▶ **WHAT TO PRODUCE**: Take each line containing "code" and report it exactly as written.
====== DATA SUPPLIED
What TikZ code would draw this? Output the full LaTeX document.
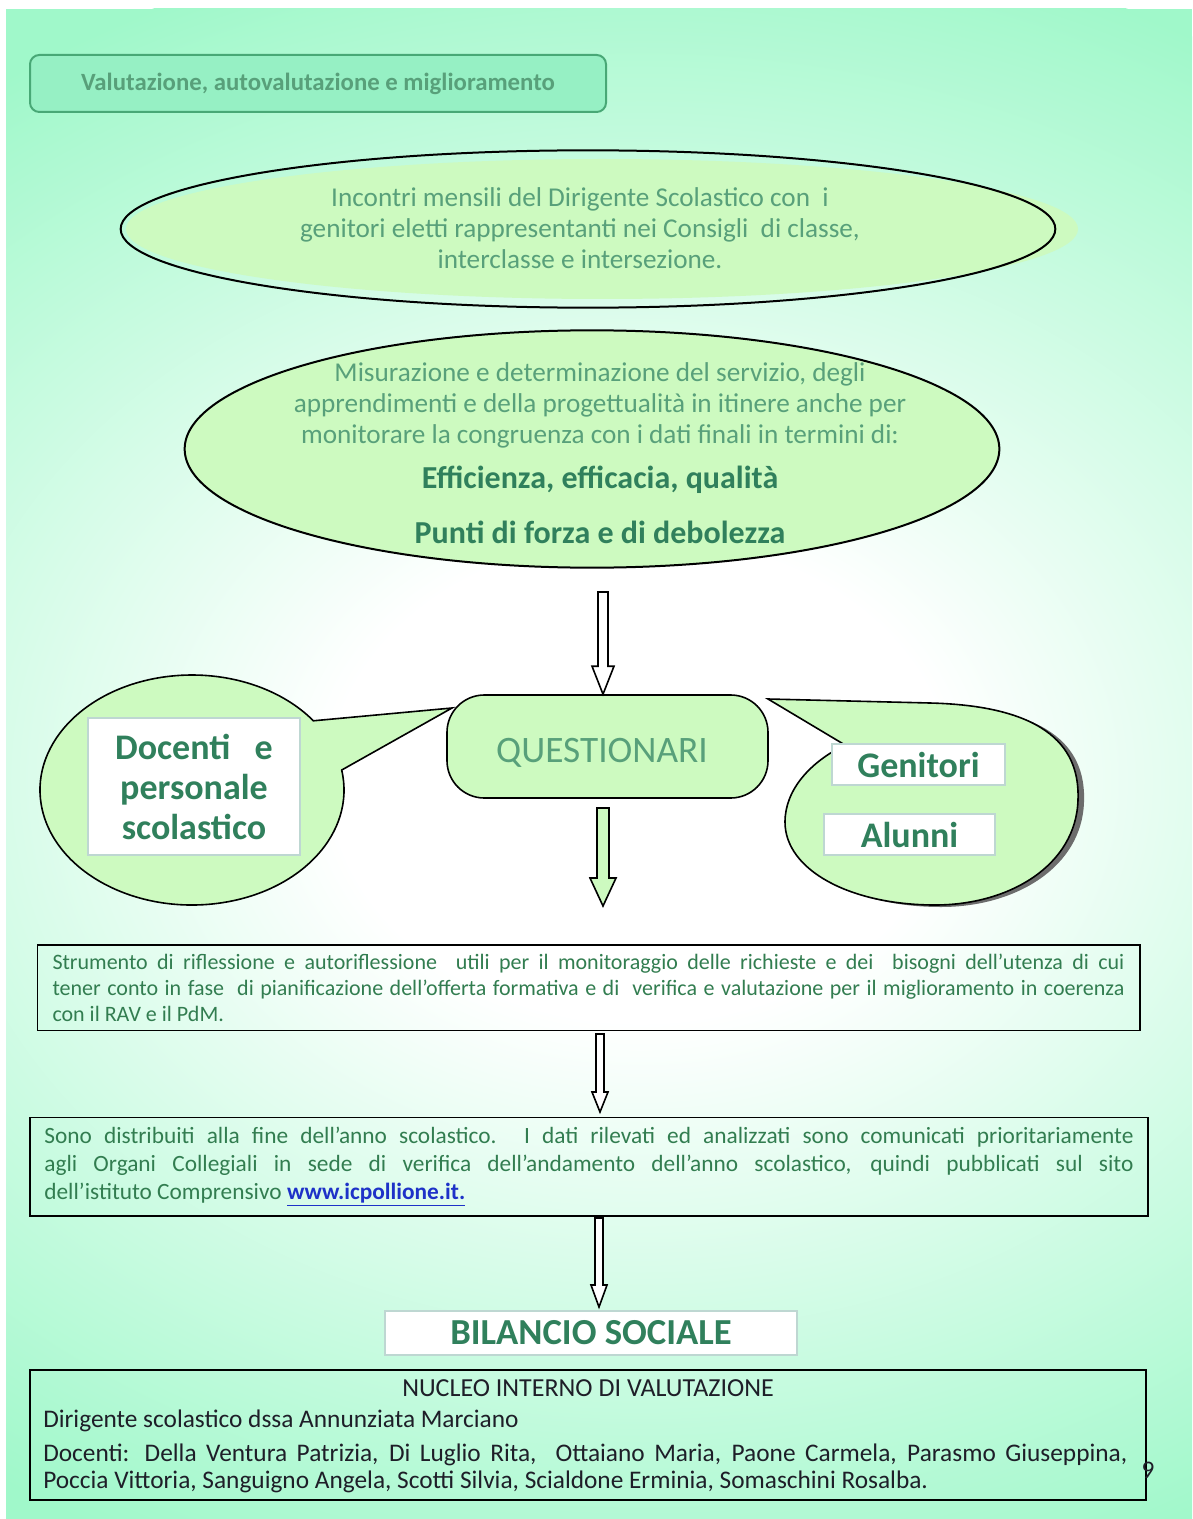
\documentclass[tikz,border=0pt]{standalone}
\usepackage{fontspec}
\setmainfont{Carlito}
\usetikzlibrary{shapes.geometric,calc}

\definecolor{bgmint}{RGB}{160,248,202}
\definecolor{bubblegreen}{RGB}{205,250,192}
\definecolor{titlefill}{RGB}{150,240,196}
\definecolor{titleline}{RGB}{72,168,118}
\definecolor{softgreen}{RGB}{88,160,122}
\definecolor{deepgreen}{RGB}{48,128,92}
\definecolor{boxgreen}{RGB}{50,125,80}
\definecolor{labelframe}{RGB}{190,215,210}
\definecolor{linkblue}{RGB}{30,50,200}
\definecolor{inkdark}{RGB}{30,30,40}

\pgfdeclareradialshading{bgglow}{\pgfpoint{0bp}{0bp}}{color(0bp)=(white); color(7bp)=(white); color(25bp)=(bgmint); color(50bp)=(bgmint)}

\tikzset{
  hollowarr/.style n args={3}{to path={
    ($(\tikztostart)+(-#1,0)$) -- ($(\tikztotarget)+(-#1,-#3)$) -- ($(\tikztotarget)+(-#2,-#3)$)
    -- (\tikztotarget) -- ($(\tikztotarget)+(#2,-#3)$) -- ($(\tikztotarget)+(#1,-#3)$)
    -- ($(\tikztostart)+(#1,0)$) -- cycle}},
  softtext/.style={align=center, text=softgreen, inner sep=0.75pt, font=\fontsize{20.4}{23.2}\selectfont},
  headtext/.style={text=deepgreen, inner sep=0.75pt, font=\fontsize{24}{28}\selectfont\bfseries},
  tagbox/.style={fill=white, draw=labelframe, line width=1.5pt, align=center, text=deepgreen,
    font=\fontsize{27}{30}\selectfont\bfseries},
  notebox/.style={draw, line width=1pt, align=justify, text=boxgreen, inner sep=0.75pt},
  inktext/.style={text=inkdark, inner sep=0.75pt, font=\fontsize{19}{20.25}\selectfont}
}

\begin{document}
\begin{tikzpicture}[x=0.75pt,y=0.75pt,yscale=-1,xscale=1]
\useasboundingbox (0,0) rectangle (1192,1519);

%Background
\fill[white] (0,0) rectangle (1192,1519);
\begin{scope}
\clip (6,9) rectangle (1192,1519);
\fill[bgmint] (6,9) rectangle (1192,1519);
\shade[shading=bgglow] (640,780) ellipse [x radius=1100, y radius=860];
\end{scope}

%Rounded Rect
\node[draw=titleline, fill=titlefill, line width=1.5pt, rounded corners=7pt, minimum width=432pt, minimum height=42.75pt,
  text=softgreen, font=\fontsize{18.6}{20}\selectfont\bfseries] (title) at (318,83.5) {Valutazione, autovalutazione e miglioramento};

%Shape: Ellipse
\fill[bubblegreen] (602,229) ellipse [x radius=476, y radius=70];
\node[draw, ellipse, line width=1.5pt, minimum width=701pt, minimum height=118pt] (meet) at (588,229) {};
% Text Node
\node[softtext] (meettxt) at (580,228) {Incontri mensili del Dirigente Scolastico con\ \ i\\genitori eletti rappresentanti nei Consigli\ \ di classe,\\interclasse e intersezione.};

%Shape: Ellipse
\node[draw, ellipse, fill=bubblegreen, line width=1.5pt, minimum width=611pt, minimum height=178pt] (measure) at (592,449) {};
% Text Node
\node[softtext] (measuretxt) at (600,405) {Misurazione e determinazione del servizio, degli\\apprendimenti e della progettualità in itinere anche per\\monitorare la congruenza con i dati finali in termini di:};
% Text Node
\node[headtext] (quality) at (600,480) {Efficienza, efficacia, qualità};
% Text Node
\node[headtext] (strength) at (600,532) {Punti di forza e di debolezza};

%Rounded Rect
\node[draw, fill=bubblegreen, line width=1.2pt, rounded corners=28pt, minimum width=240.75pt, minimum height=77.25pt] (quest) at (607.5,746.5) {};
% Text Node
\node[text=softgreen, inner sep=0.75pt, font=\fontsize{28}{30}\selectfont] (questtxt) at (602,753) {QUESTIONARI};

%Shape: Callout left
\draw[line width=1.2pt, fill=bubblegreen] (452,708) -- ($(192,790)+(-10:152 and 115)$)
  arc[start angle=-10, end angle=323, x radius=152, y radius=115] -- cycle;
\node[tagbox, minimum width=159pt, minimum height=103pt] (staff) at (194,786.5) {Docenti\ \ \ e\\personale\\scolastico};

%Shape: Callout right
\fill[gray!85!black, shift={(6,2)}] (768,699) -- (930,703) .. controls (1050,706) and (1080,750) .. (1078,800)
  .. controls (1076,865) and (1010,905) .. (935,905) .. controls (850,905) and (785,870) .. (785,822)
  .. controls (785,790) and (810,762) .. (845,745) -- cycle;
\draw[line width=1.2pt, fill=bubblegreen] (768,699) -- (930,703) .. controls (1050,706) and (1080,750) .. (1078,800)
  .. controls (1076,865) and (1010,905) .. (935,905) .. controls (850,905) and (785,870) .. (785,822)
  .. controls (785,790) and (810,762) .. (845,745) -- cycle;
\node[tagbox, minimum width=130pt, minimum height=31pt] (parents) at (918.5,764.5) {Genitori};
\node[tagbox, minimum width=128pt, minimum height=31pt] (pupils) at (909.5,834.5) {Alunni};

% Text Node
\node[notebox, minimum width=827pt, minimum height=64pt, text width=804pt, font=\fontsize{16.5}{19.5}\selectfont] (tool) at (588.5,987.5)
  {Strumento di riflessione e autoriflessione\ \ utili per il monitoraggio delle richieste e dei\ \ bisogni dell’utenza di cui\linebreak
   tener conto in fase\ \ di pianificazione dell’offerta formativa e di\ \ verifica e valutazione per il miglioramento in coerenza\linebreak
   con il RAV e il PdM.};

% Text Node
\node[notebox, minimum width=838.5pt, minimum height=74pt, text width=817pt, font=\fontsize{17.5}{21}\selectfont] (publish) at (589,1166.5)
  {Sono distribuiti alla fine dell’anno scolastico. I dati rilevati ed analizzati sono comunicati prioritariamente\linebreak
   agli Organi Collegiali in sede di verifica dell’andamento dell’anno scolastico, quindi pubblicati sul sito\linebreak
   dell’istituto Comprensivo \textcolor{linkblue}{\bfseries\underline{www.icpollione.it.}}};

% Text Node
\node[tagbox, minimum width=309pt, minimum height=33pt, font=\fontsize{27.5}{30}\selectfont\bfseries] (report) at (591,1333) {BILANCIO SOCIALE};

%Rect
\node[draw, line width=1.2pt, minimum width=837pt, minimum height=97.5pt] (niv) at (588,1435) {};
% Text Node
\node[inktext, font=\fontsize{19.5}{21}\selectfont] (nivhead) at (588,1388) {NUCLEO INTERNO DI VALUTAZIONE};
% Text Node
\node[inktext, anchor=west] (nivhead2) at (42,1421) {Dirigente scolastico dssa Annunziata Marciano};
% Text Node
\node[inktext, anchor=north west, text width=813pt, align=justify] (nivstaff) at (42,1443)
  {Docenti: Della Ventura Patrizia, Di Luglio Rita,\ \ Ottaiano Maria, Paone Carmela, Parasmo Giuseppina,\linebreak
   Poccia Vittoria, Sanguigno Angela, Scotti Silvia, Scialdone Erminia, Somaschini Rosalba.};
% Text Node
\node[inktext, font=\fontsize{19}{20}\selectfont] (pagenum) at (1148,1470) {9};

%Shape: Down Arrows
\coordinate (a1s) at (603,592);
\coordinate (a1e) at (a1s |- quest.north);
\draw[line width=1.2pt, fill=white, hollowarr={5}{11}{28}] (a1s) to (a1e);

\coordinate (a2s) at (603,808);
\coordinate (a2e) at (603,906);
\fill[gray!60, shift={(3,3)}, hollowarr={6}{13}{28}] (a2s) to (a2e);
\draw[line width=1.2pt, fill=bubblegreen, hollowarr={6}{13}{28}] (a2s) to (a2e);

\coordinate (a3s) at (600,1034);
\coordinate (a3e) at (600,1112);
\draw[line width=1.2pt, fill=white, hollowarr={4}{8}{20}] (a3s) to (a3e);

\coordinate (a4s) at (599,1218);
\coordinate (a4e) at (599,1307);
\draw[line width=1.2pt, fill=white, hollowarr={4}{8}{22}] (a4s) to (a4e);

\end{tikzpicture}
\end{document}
============
====== DATA SUPPLIED
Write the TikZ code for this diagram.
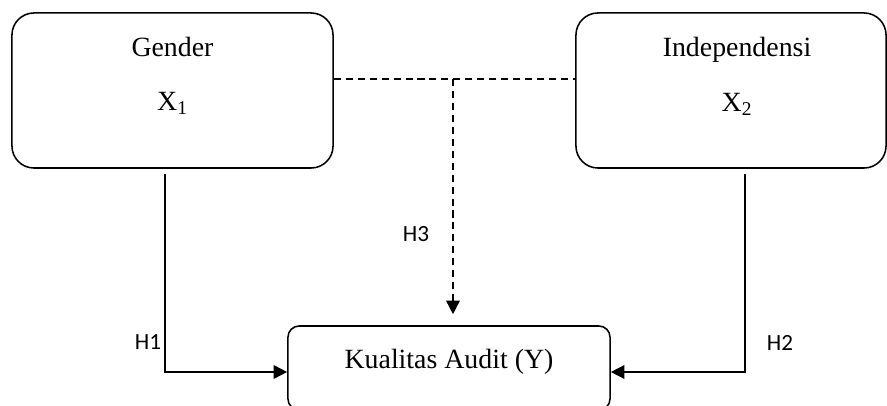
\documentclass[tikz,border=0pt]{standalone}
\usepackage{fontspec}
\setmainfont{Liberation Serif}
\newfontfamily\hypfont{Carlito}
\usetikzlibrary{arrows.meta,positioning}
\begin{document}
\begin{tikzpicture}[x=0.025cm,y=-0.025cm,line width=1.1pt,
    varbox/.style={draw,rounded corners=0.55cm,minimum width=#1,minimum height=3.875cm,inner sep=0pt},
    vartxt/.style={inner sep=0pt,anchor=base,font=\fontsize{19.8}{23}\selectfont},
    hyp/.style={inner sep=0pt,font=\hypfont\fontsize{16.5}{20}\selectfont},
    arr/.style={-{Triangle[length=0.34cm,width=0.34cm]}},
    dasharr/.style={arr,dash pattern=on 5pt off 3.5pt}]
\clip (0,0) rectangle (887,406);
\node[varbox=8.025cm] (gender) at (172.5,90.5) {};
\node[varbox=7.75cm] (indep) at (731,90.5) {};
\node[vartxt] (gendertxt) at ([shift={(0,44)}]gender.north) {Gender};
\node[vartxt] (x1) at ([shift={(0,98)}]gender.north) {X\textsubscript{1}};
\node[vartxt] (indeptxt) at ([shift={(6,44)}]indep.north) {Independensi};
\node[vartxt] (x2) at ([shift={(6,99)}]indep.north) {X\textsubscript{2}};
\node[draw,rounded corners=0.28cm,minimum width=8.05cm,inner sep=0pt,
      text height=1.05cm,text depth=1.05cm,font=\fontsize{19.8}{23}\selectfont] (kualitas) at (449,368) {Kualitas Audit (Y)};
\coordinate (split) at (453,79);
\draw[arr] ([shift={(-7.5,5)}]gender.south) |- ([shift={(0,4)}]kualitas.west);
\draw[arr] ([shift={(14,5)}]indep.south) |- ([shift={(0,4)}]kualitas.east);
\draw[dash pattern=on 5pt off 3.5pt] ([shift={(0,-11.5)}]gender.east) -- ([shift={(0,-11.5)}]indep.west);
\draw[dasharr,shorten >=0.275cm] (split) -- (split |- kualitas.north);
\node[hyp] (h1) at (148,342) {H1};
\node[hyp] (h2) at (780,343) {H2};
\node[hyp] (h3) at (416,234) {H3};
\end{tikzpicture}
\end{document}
============
▶ **TASK ANSWER**:
What TikZ code would draw this? Output the full LaTeX document.
Write the TikZ code for this diagram.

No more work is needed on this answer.